Buildings Were Slow to Embrace Digital Transformation
Compared with industries such as manufacturing, aviation, telecommunications, and finance, commercial real estate has traditionally been slow to adopt digital technologies. Many building systems remained focused on:
On-premise servers
Closed protocols
Proprietary architectures
Isolated operational technology networks
Meanwhile, specialist analytics providers approached buildings through the lens of Industrial IoT and cloud computing.
This difference in mindset accelerated innovation and allowed independent FDD companies to move significantly faster than the traditional controls market.
Changing Expectations from Building Owners
Perhaps the biggest driver of FDD adoption has been changing customer expectations.
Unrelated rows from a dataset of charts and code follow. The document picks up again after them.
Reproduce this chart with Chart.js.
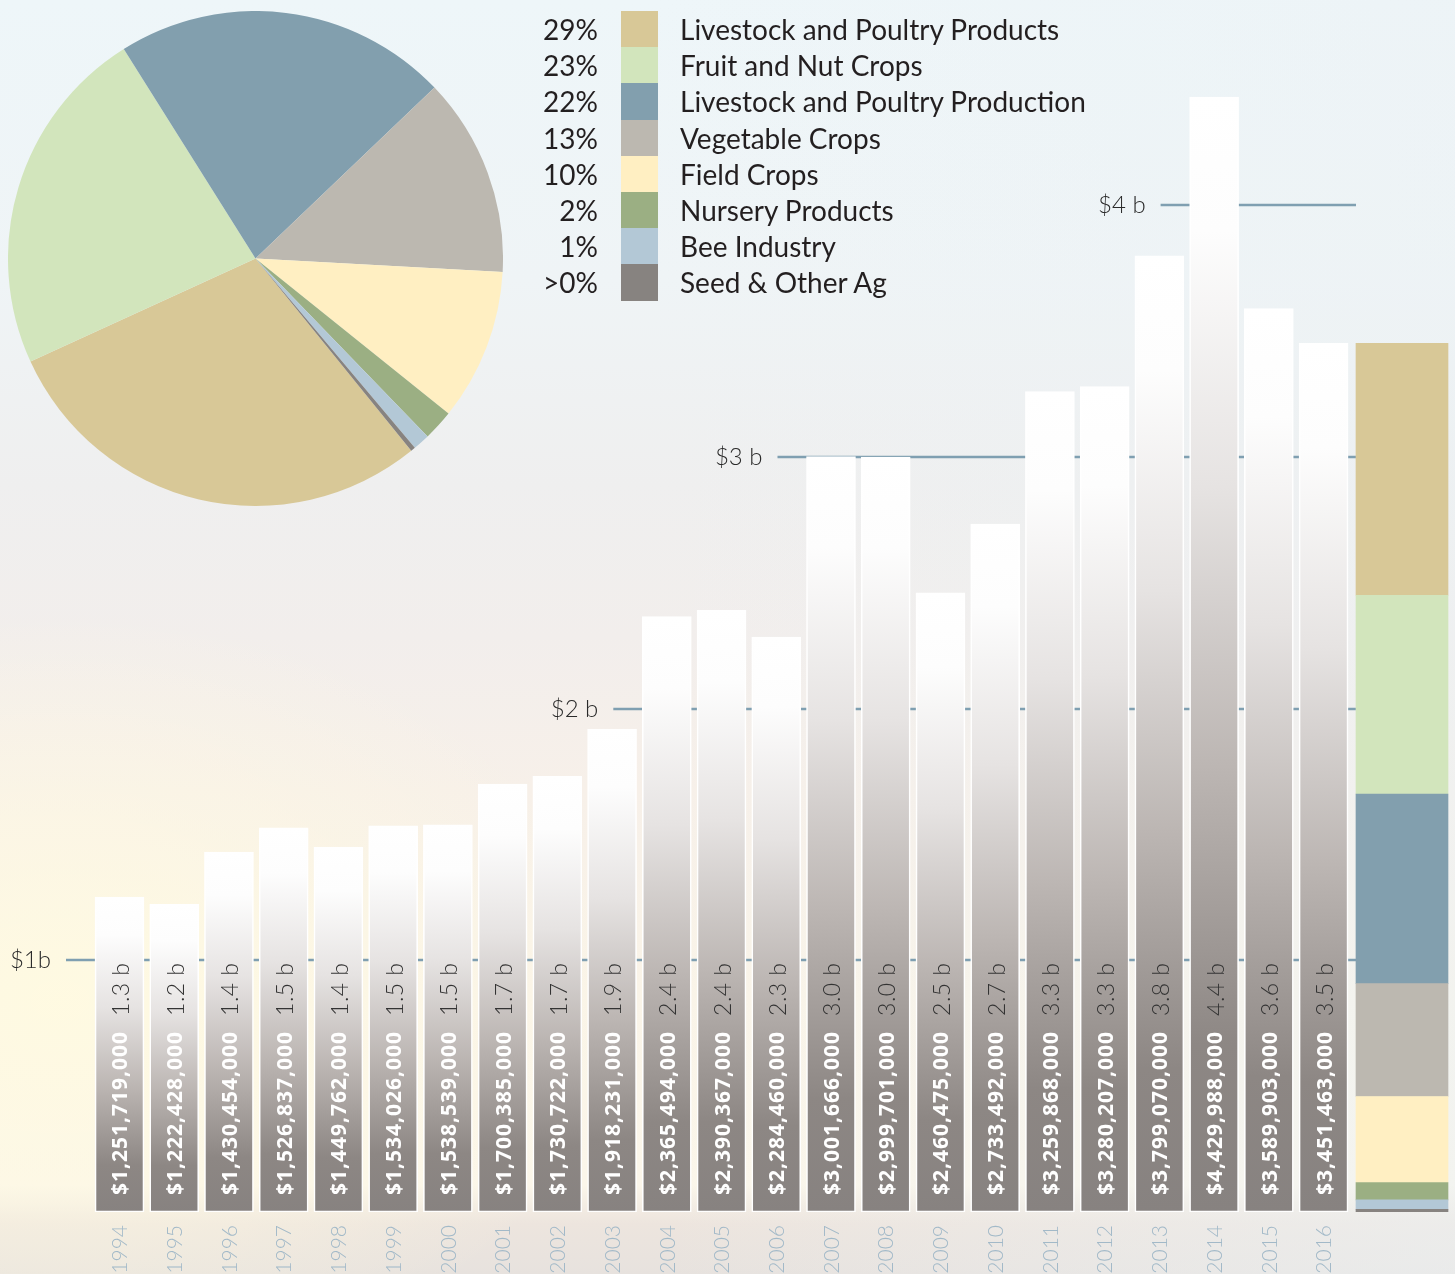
<!DOCTYPE html>
<html><head><meta charset="utf-8">
<script src="https://cdn.jsdelivr.net/npm/chart.js@4.4.0/dist/chart.umd.min.js"></script>
<style>
html,body{margin:0;padding:0;width:1455px;height:1274px;overflow:hidden;}
body{position:relative;
background:
 radial-gradient(ellipse 760px 520px at 60px 1000px, rgba(255,250,225,0.95), rgba(255,250,225,0) 75%),
 linear-gradient(to right, rgba(236,242,245,0) 45%, rgba(236,242,245,0.55) 100%),
 linear-gradient(to bottom, #eef6f9 0%, #eff4f6 22%, #efefef 38%, #f2eeec 50%, #f7f0e9 62%, #faf4e8 78%, #fbf6ea 93%, #ede5de 96%, #e7e2de 100%);
}
#main{position:absolute;left:0;top:0;}
#pieBox{position:absolute;left:8px;top:11px;width:495px;height:495px;}
#legend{position:absolute;left:520px;top:11px;font-family:Lato,"Open Sans",sans-serif;font-size:28px;color:#231f20;}
.row{height:36.2px;display:flex;align-items:center;white-space:nowrap;}
.pct{width:78px;text-align:right;}
.sw{width:37px;height:36.2px;margin-left:23px;}
.lab{margin-left:22px;}
</style>
</head><body>
<canvas id="main" width="1455" height="1274"></canvas>
<div id="pieBox"><canvas id="pie" width="495" height="495"></canvas></div>
<div id="legend"></div>
<script>
// ---- data ----
const years = [1994,1995,1996,1997,1998,1999,2000,2001,2002,2003,2004,2005,2006,2007,2008,2009,2010,2011,2012,2013,2014,2015,2016];
const values = [1251719000,1222428000,1430454000,1526837000,1449762000,1534026000,1538539000,1700385000,1730722000,1918231000,2365494000,2390367000,2284460000,3001666000,2999701000,2460475000,2733492000,3259868000,3280207000,3799070000,4429988000,3589903000,3451463000];
const categories = ["Livestock and Poultry Products","Fruit and Nut Crops","Livestock and Poultry Production","Vegetable Crops","Field Crops","Nursery Products","Bee Industry","Seed & Other Ag"];
const shares = [29.0,22.9,21.8,13.0,9.9,2.0,1.1,0.3];
const shareLabels = ["29%","23%","22%","13%","10%","2%","1%",">0%"];
const colors = ["#d8c897","#d2e5bc","#829fae","#bcb8b0","#ffefc2","#9baf83","#b3c8d6","#878380"];
const tickValues = [1e9,2e9,3e9,4e9];
const tickLabels = ["$1b","$2 b","$3 b","$4 b"];

// ---- layout constants ----
const xMin = 1991.8165, xMax = 2018.4015;
const stackX = 2017.433;
const barW = 49, stackW = 92;
const yMax = 4.8158e9;

function barFill(ctx){
  const chart = ctx.chart;
  if (ctx.type !== 'data' || !chart.chartArea) return '#ffffff';
  const ys = chart.scales.y;
  const top = ys.getPixelForValue(ctx.raw.y), base = ys.getPixelForValue(0);
  const g = chart.ctx.createLinearGradient(0, top, 0, base);
  g.addColorStop(0, '#ffffff');
  g.addColorStop(0.12, '#fdfdfd');
  g.addColorStop(0.35, '#e6e3e2');
  g.addColorStop(0.6, '#bcb6b3');
  g.addColorStop(0.85, '#8d8784');
  g.addColorStop(1, '#878280');
  return g;
}

const fmt = v => '$' + v.toLocaleString('en-US');
const short = v => (v/1e9).toFixed(1) + ' b';

const decor = {
  id:'decor',
  beforeDatasetsDraw(chart){
    const c = chart.ctx, xs = chart.scales.x, ys = chart.scales.y;
    const stackLeft = xs.getPixelForValue(stackX) - stackW/2;
    tickValues.forEach((v,k)=>{
      const i = values.findIndex(d => d >= v);
      const x0 = xs.getPixelForValue(years[i]) - barW/2 - 29;
      const y = Math.round(ys.getPixelForValue(v));
      c.save();
      c.strokeStyle = '#7f9fb1'; c.lineWidth = 2.5;
      c.beginPath(); c.moveTo(x0, y); c.lineTo(stackLeft, y); c.stroke();
      c.font = '300 24px Lato, "Open Sans", sans-serif';
      c.fillStyle = '#2a2a2a'; c.textAlign = 'right'; c.textBaseline = 'middle';
      c.fillText(tickLabels[k], x0 - 15, y);
      c.restore();
    });
  },
  afterDatasetsDraw(chart){
    const c = chart.ctx, xs = chart.scales.x, ys = chart.scales.y;
    const base = ys.getPixelForValue(0);
    years.forEach((yr,i)=>{
      const cx = xs.getPixelForValue(yr);
      c.save();
      c.translate(cx + 2, base - 17);
      c.rotate(-Math.PI/2);
      c.textAlign = 'left'; c.textBaseline = 'middle';
      c.font = 'bold 21px "Open Sans", Lato, sans-serif';
      c.letterSpacing = '1px';
      c.fillStyle = '#ffffff';
      const t = fmt(values[i]);
      c.fillText(t, 0, 0);
      const w = c.measureText(t).width;
      c.letterSpacing = '0.5px';
      c.font = '300 23px Lato, "Open Sans", sans-serif';
      c.fillStyle = '#333333';
      c.fillText(short(values[i]), w + 15, 0);
      c.restore();
      c.save();
      c.translate(cx + 1, base + 13);
      c.rotate(-Math.PI/2);
      c.textAlign = 'right'; c.textBaseline = 'middle';
      c.font = '300 21px Lato, "Open Sans", sans-serif';
      c.fillStyle = '#a2b9c8';
      c.fillText(String(yr), 0, 0);
      c.restore();
    });
  }
};

const total2016 = values[values.length-1];
const shareSum = shares.reduce((a,b)=>a+b,0);
const datasets = [{
  label:'Farm gate value',
  data: years.map((y,i)=>({x:y, y:values[i]})),
  backgroundColor: barFill,
  borderColor:'#ffffff', borderWidth:1.6, borderSkipped:false,
  barThickness: barW, grouped:false, stack:'main'
}];
for (let k = categories.length-1; k >= 0; k--) {
  datasets.push({
    label: categories[k],
    data: [{x: stackX, y: total2016 * shares[k] / shareSum}],
    backgroundColor: colors[k], borderWidth:0,
    barThickness: stackW, grouped:false, stack:'comp'
  });
}

new Chart(document.getElementById('main'), {
  type:'bar',
  data:{datasets},
  options:{
    responsive:false, animation:false, devicePixelRatio:1, events:[],
    layout:{padding:{left:0,right:0,top:0,bottom:62}},
    scales:{
      x:{type:'linear', min:xMin, max:xMax, display:false, offset:false},
      y:{min:0, max:yMax, display:false, stacked:true}
    },
    plugins:{legend:{display:false}, tooltip:{enabled:false}}
  },
  plugins:[decor]
});

new Chart(document.getElementById('pie'), {
  type:'pie',
  data:{labels:categories, datasets:[{data:shares, backgroundColor:colors, borderWidth:0, hoverOffset:0, offset:0}]},
  options:{
    responsive:false, animation:false, devicePixelRatio:1, events:[],
    rotation:141,
    layout:{padding:0},
    plugins:{legend:{display:false}, tooltip:{enabled:false}}
  }
});

const leg = document.getElementById('legend');
categories.forEach((name,k)=>{
  const r = document.createElement('div'); r.className='row';
  const p = document.createElement('span'); p.className='pct'; p.textContent = shareLabels[k];
  const s = document.createElement('span'); s.className='sw'; s.style.background = colors[k];
  const l = document.createElement('span'); l.className='lab'; l.textContent = name;
  r.append(p,s,l); leg.appendChild(r);
});
</script>
</body></html>
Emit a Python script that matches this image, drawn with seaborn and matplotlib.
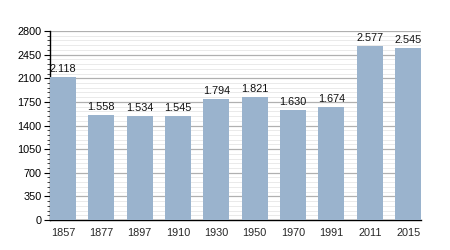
import matplotlib
matplotlib.use("Agg")
import matplotlib.pyplot as plt
import seaborn as sns
import pandas as pd
from matplotlib.ticker import MultipleLocator

years = ["1857", "1877", "1897", "1910", "1930", "1950", "1970", "1991", "2011", "2015"]
population = [2118, 1558, 1534, 1545, 1794, 1821, 1630, 1674, 2577, 2545]
value_labels = ["2.118", "1.558", "1.534", "1.545", "1.794", "1.821", "1.630", "1.674", "2.577", "2.545"]

df = pd.DataFrame({"year": years, "pop": population})

sns.set_style("white")
plt.rcParams["font.family"] = ["Liberation Sans", "DejaVu Sans"]

fig = plt.figure(figsize=(4.5, 2.5), dpi=100)
ax = fig.add_axes([0.111, 0.12, 0.825, 0.756])

sns.barplot(data=df, x="year", y="pop", color="#9ab3cd", saturation=1,
            width=0.68, ax=ax, zorder=3, linewidth=0, edgecolor="none")

ax.set_ylim(0, 2800)
ax.set_xlim(-0.34, len(years) - 1 + 0.34)
ax.yaxis.set_major_locator(MultipleLocator(350))
ax.yaxis.set_minor_locator(MultipleLocator(70))
ax.grid(which="major", axis="y", color="#b0b0b0", linewidth=0.9, zorder=0)
ax.grid(which="minor", axis="y", color="#e6e6e6", linewidth=0.6, zorder=0)
ax.set_axisbelow(True)

for i, (v, lab) in enumerate(zip(population, value_labels)):
    ax.text(i, v + 45, lab, ha="center", va="bottom", fontsize=7.8, color="#111111")

ax.set_xlabel("")
ax.set_ylabel("")
for s in ["top", "right"]:
    ax.spines[s].set_visible(False)
ax.spines["left"].set_color("black")
ax.spines["bottom"].set_color("black")
ax.spines["left"].set_linewidth(1.0)
ax.spines["bottom"].set_linewidth(1.0)
ax.tick_params(axis="y", which="major", left=True, length=4, width=0.8, labelsize=7.8, pad=2, colors="black")
ax.tick_params(axis="y", which="minor", left=True, length=2, width=0.6)
ax.tick_params(axis="x", which="both", bottom=False, labelsize=7.8, pad=2)

fig.savefig("out.png", dpi=100)
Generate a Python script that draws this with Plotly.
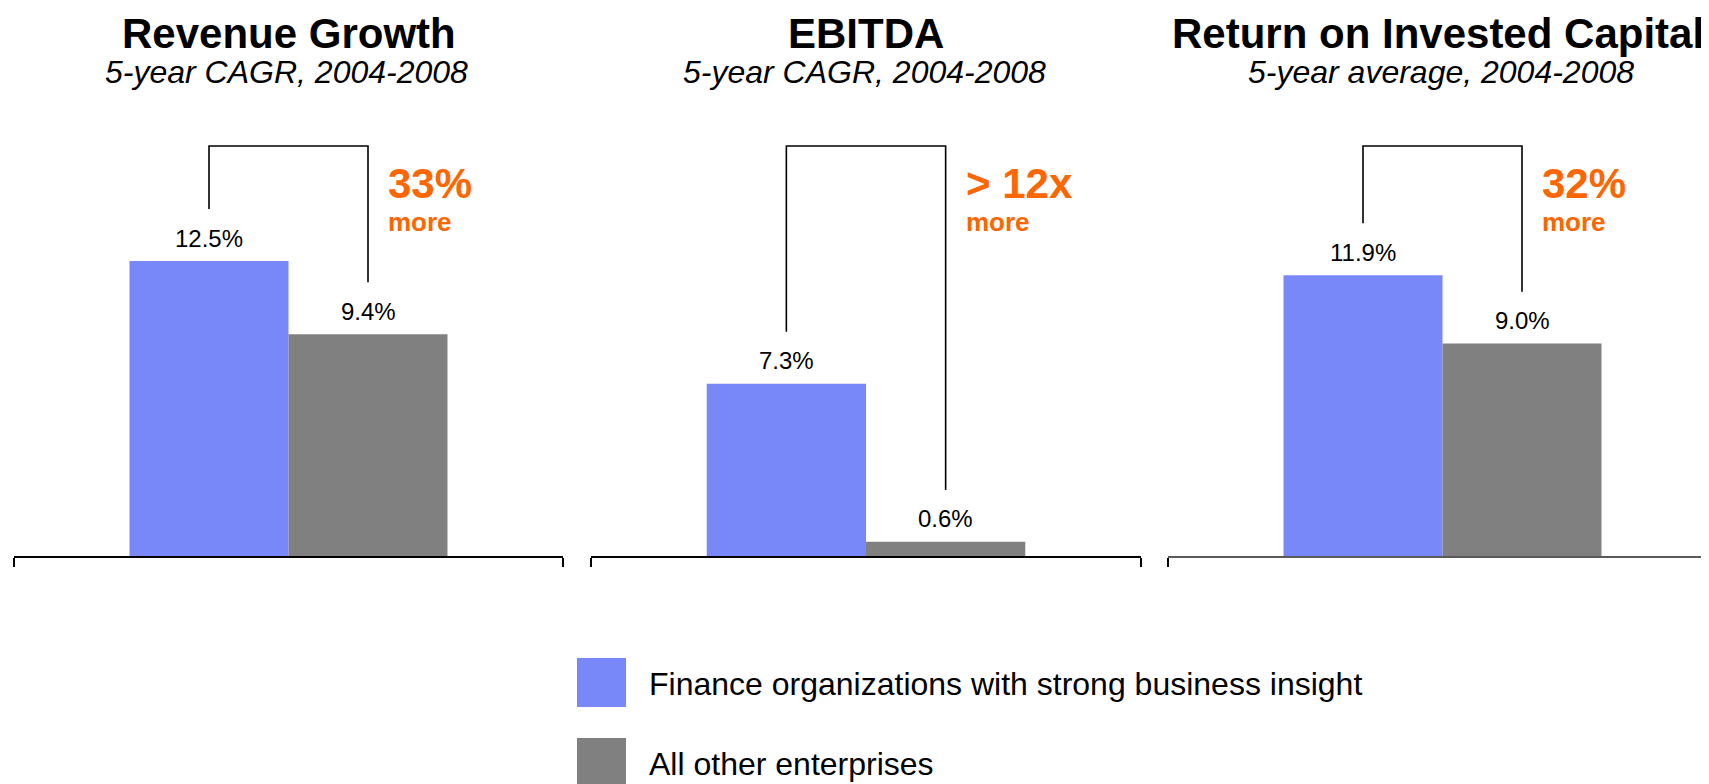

Historically, success was often defined simply as:
The heating works.
The cooling works.
Today's asset owners expect far more.
They need:
ESG reporting
Carbon reduction strategies
NABERS and operational performance ratings
Energy cost optimisation
Tenant comfort insights
Predictive maintenance
Portfolio-wide benchmarking
Meeting these requirements demands continuous performance analysis, not just control.
The Market Is Now Converging
The distinction between BMS and analytics platforms is becoming less clear. Most major BMS vendors are now investing heavily in:
Cloud platforms
AI-driven analytics
Fault Detection and Diagnostics
Performance dashboards
Automated optimisation
However, specialist FDD providers continue to maintain an advantage in many areas because they have spent more than a decade refining diagnostic rules, engineering knowledge libraries, and performance workflows.
Their entire business model is built around operational outcomes rather than system control.
The Future: Control and Intelligence Working Together
The industry is increasingly recognising that building performance requires both robust control and intelligent analytics.
A useful analogy is this:
The BMS is the building's nervous system.
It senses, communicates, and controls.
The FDD platform is the brain.
It continuously analyses behaviour, identifies inefficiencies, and drives performance improvement.
Neither can deliver optimum building performance alone. Together, they form the foundation of truly intelligent, high-performing buildings.